Data excerpt =>
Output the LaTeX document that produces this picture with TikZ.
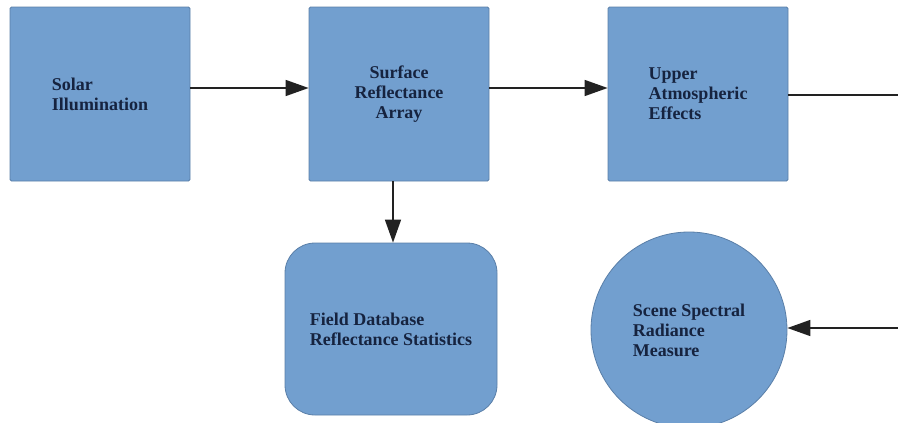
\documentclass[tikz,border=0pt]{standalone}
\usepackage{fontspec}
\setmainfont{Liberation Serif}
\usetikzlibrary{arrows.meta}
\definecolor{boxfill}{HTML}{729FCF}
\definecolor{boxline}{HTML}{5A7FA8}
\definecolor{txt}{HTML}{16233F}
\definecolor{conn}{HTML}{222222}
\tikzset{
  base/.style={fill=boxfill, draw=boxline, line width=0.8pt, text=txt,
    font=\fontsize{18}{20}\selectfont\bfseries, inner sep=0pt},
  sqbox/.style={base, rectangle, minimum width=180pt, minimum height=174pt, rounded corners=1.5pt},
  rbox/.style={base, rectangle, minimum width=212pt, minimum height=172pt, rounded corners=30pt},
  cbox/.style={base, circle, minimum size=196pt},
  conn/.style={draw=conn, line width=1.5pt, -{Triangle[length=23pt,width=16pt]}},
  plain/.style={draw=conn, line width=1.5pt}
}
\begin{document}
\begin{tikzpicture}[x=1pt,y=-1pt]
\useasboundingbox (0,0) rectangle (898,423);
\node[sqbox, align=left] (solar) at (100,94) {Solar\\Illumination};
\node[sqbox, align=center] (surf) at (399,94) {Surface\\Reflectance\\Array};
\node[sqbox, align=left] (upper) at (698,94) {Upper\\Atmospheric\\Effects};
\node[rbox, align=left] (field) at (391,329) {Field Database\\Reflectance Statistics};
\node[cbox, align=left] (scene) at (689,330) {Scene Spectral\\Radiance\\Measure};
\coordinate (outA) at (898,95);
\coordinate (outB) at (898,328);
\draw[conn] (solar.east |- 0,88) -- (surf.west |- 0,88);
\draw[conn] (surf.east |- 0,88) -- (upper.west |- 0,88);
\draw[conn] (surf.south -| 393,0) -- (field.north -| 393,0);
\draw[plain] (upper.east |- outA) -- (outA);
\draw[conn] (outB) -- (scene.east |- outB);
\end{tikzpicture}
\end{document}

Directive => Exactly as written, return every line of the listing, but not the pictures.

The result =>
Output the LaTeX document that produces this picture with TikZ.
\documentclass[tikz,border=0pt]{standalone}
\usepackage{fontspec}
\setmainfont{Liberation Serif}
\usetikzlibrary{arrows.meta}
\definecolor{boxfill}{HTML}{729FCF}
\definecolor{boxline}{HTML}{5A7FA8}
\definecolor{txt}{HTML}{16233F}
\definecolor{conn}{HTML}{222222}
\tikzset{
  base/.style={fill=boxfill, draw=boxline, line width=0.8pt, text=txt,
    font=\fontsize{18}{20}\selectfont\bfseries, inner sep=0pt},
  sqbox/.style={base, rectangle, minimum width=180pt, minimum height=174pt, rounded corners=1.5pt},
  rbox/.style={base, rectangle, minimum width=212pt, minimum height=172pt, rounded corners=30pt},
  cbox/.style={base, circle, minimum size=196pt},
  conn/.style={draw=conn, line width=1.5pt, -{Triangle[length=23pt,width=16pt]}},
  plain/.style={draw=conn, line width=1.5pt}
}
\begin{document}
\begin{tikzpicture}[x=1pt,y=-1pt]
\useasboundingbox (0,0) rectangle (898,423);
\node[sqbox, align=left] (solar) at (100,94) {Solar\\Illumination};
\node[sqbox, align=center] (surf) at (399,94) {Surface\\Reflectance\\Array};
\node[sqbox, align=left] (upper) at (698,94) {Upper\\Atmospheric\\Effects};
\node[rbox, align=left] (field) at (391,329) {Field Database\\Reflectance Statistics};
\node[cbox, align=left] (scene) at (689,330) {Scene Spectral\\Radiance\\Measure};
\coordinate (outA) at (898,95);
\coordinate (outB) at (898,328);
\draw[conn] (solar.east |- 0,88) -- (surf.west |- 0,88);
\draw[conn] (surf.east |- 0,88) -- (upper.west |- 0,88);
\draw[conn] (surf.south -| 393,0) -- (field.north -| 393,0);
\draw[plain] (upper.east |- outA) -- (outA);
\draw[conn] (outB) -- (scene.east |- outB);
\end{tikzpicture}
\end{document}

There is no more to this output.